Hybrid lattice gas simulations of flow through porous media

Jeffrey Lynn Becklehimer


This study introduces a suite of models designed to investigate transport phenomena in simulated porous media such as rigid or quenched sediment and clay-like deformable environments. This is achieved by using a variety of techniques that are borrowed from the field of statistical physics. These techniques include percolation, lattice gas, and cellular automata. A percolation-based model is used to study a porous medium by using rods and chains of various shapes and sizes to model the porous media formed by sediments. This is further extended to model clay-like deformable media by interacting heavy sediment particles. An interacting lattice gas computer simulation model based on the Metropolis algorithm is used to study the transport properties of fluid particles and permeability of a porous sediment.
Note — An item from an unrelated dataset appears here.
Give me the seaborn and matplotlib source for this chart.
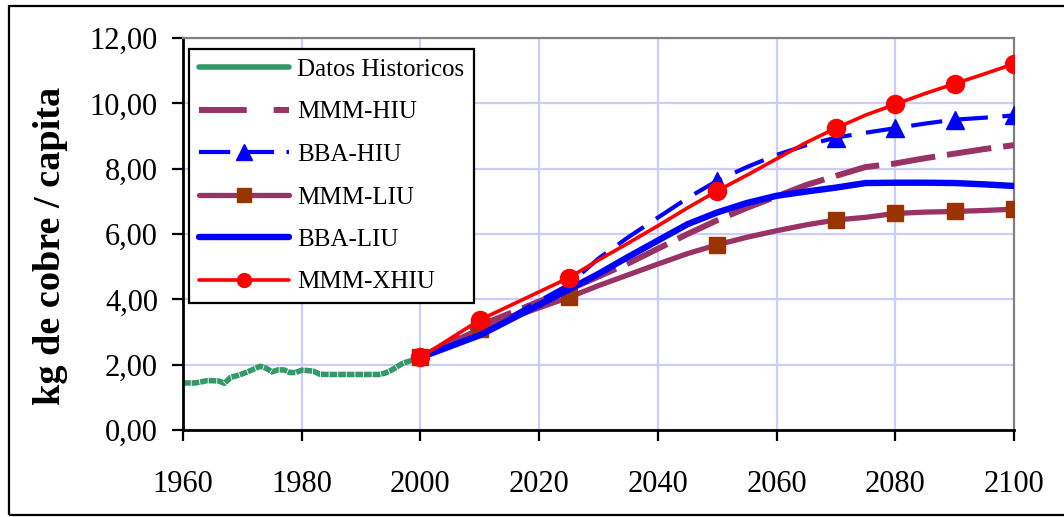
import matplotlib
matplotlib.use("Agg")
import matplotlib.pyplot as plt
from matplotlib.lines import Line2D
from matplotlib.patches import Rectangle
import seaborn as sns
import pandas as pd

# ---------------- data ----------------
hist_years = list(range(1960, 2001))
hist_values = [1.44, 1.44, 1.44, 1.47, 1.51, 1.51, 1.50, 1.43, 1.61, 1.66,
               1.72, 1.79, 1.87, 1.95, 1.89, 1.78, 1.84, 1.84, 1.76, 1.76,
               1.83, 1.82, 1.80, 1.71, 1.70, 1.70, 1.70, 1.70, 1.70, 1.70,
               1.70, 1.70, 1.70, 1.70, 1.74, 1.82, 1.93, 2.04, 2.10, 2.16,
               2.22]

proj_years = [2000, 2010, 2025, 2030, 2035, 2040, 2045, 2050, 2055, 2060,
              2065, 2070, 2075, 2080, 2085, 2090, 2095, 2100]
mmm_hiu = [2.22, 3.20, 4.30, 4.70, 5.10, 5.55, 6.00, 6.42, 6.80, 7.15,
           7.50, 7.78, 8.05, 8.16, 8.32, 8.46, 8.60, 8.72]
bba_hiu = [2.22, 2.95, 4.45, 5.25, 5.90, 6.50, 7.10, 7.63, 8.05, 8.42,
           8.72, 8.95, 9.10, 9.24, 9.38, 9.50, 9.56, 9.63]
mmm_liu = [2.22, 3.10, 4.06, 4.42, 4.75, 5.08, 5.40, 5.67, 5.90, 6.10,
           6.28, 6.43, 6.51, 6.63, 6.67, 6.69, 6.72, 6.76]
bba_liu = [2.22, 2.90, 4.30, 4.78, 5.30, 5.80, 6.30, 6.66, 6.95, 7.17,
           7.30, 7.42, 7.56, 7.57, 7.57, 7.56, 7.52, 7.47]
mmm_xhiu = [2.22, 3.37, 4.66, 5.20, 5.72, 6.25, 6.80, 7.32, 7.80, 8.30,
            8.80, 9.24, 9.64, 9.97, 10.30, 10.60, 10.90, 11.21]
marker_years = [2000, 2010, 2025, 2050, 2070, 2080, 2090, 2100]

x_ticks = [1960, 1980, 2000, 2020, 2040, 2060, 2080, 2100]
y_ticks = [0, 2, 4, 6, 8, 10, 12]
y_tick_labels = ["0,00", "2,00", "4,00", "6,00", "8,00", "10,00", "12,00"]
y_label = "kg de cobre / capita"

# ---------------- style ----------------
sns.set_theme(style="white")
plt.rcParams["font.family"] = ["Liberation Serif", "DejaVu Serif"]

W, H = 1064, 517
fig = plt.figure(figsize=(W / 100, H / 100), dpi=100)
ax = fig.add_axes([183 / W, 1 - 430 / H, (1014 - 183) / W, (430 - 38) / H])

grid_color = "#ccccff"
for xv in x_ticks[:-1]:
    ax.axvline(xv, color=grid_color, lw=1.6, zorder=0)
for yv in y_ticks:
    ax.axhline(yv, color=grid_color, lw=1.6, zorder=0)

mk_idx = [proj_years.index(y) for y in marker_years]

hist_df = pd.DataFrame({"year": hist_years, "value": hist_values})
sns.lineplot(data=hist_df, x="year", y="value", ax=ax, color="#339966",
             lw=4.0, linestyle=(0, (1.4, 0.15)), dash_capstyle="butt", zorder=2)

def proj(vals, **kw):
    df = pd.DataFrame({"year": proj_years, "value": vals})
    sns.lineplot(data=df, x="year", y="value", ax=ax, **kw)

proj(mmm_hiu, color="#993366", lw=4.3, linestyle=(0, (7.5, 2.0)),
     dash_capstyle="butt", zorder=3)
proj(bba_hiu, color="#0000ff", lw=3.0, linestyle=(0, (7.5, 3.5)),
     dash_capstyle="butt", marker="^", markersize=13, markerfacecolor="#0000ff",
     markeredgecolor="#0000ff", markeredgewidth=1, markevery=mk_idx[3:], zorder=4)
proj(mmm_liu, color="#993366", lw=3.8, marker="s", markersize=12,
     markerfacecolor="#993300", markeredgecolor="#993300", markeredgewidth=1,
     markevery=mk_idx, zorder=5)
proj(bba_liu, color="#0000ff", lw=4.6, zorder=6)
proj(mmm_xhiu, color="#ff0000", lw=2.6, marker="o", markersize=13,
     markerfacecolor="#ff0000", markeredgecolor="#ff0000", markeredgewidth=1,
     markevery=mk_idx, zorder=7)

ax.set_xlim(1960, 2100)
ax.set_ylim(0, 12)
ax.set_xticks(x_ticks)
ax.set_xticklabels([str(v) for v in x_ticks])
ax.set_yticks(y_ticks)
ax.set_yticklabels(y_tick_labels)
ax.tick_params(axis="both", which="major", direction="out", length=8,
               width=1.6, color="black", labelsize=22, labelcolor="black")
ax.tick_params(axis="x", pad=21, bottom=True)
ax.tick_params(axis="y", pad=10, left=True)
ax.set_xlabel("")
ax.set_ylabel(y_label, fontsize=27.5, fontweight="bold", color="black")
ax.yaxis.set_label_coords((51 - 183) / (1014 - 183), (430 - 246) / (430 - 38))
ax.yaxis.label.set_va("center")

for s in ["left", "bottom"]:
    ax.spines[s].set_color("black")
    ax.spines[s].set_linewidth(2.0)
for s in ["top", "right"]:
    ax.spines[s].set_color("#808080")
    ax.spines[s].set_linewidth(1.6)
ax.set_facecolor("white")
ax.grid(False)

handles = [
    Line2D([], [], color="#339966", lw=4.0),
    Line2D([], [], color="#993366", lw=4.3, linestyle=(0, (8, 4.5)), dash_capstyle="butt"),
    Line2D([], [], color="#0000ff", lw=3.0, linestyle=(0, (7.5, 3.0)), dash_capstyle="butt",
           marker="^", markersize=11, markerfacecolor="#0000ff", markeredgecolor="#0000ff"),
    Line2D([], [], color="#993366", lw=3.8, marker="s", markersize=10,
           markerfacecolor="#993300", markeredgecolor="#993300"),
    Line2D([], [], color="#0000ff", lw=4.6),
    Line2D([], [], color="#ff0000", lw=2.6, marker="o", markersize=10,
           markerfacecolor="#ff0000", markeredgecolor="#ff0000"),
]
labels = ["Datos Historicos", "MMM-HIU", "BBA-HIU", "MMM-LIU", "BBA-LIU", "MMM-XHIU"]
leg = ax.legend(handles, labels, loc="upper left",
                bbox_to_anchor=(189 / W, 1 - 49 / H), bbox_transform=fig.transFigure,
                borderaxespad=0, fontsize=18, handlelength=3.6, handletextpad=0.35,
                labelspacing=0.8, borderpad=0.38, frameon=True, fancybox=False,
                shadow=False, framealpha=1)
leg.get_frame().set_edgecolor("black")
leg.get_frame().set_linewidth(1.6)
leg.set_zorder(10)
for t in leg.get_texts():
    t.set_color("black")

fig.patches.append(Rectangle((9 / W, 2 / H), 1.2, 1 - 8 / H, transform=fig.transFigure,
                             fill=False, edgecolor="black", lw=1.6, zorder=20))

fig.savefig("out.png", dpi=100, facecolor="white")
Finally, a hybrid lattice gas model is introduced by combining the Metropolis Monte Carlo method with a direct simulation which involves the collision rules as in cellular automata. This model is then used to study shock propagation in a fluid filled porous medium. This study is then extended to study shock propagation through in a fluid filled elastic porous medium. Several interesting and new results were obtained. These results show that for rigid chain percolation the percolation threshold shows a dependence on the chain length of $p\sb{c}\sim L\sbsp{c}{-1/2}$ and the jamming coverage decreases with the chain length as $L\sbsp{c}{-1/3}.$ For the random SAW-like chains the percolation threshold decays with the chain length as $L\sbsp{c}{-0.01}$ and the jamming coverage as $L\sbsp{c}{-1/3}.$ The fluid flow model shows that permeability depends nonmonotonically on the concentration of the fluid. For some fluids at a fixed porosity, the permeability increases on increasing the bias until a certain value $B\sb{c}$ above which it decreases. Also, it was found that a shock propagates in a drift-like fashion when in a rigid porous medium when the porosity is high; low porosity damps out the shock front very quickly. For a shock propagating in a clay-like porous medium an unusually super-fast power-law behavior is observed for the RMS displacements of the fluid and clay particles.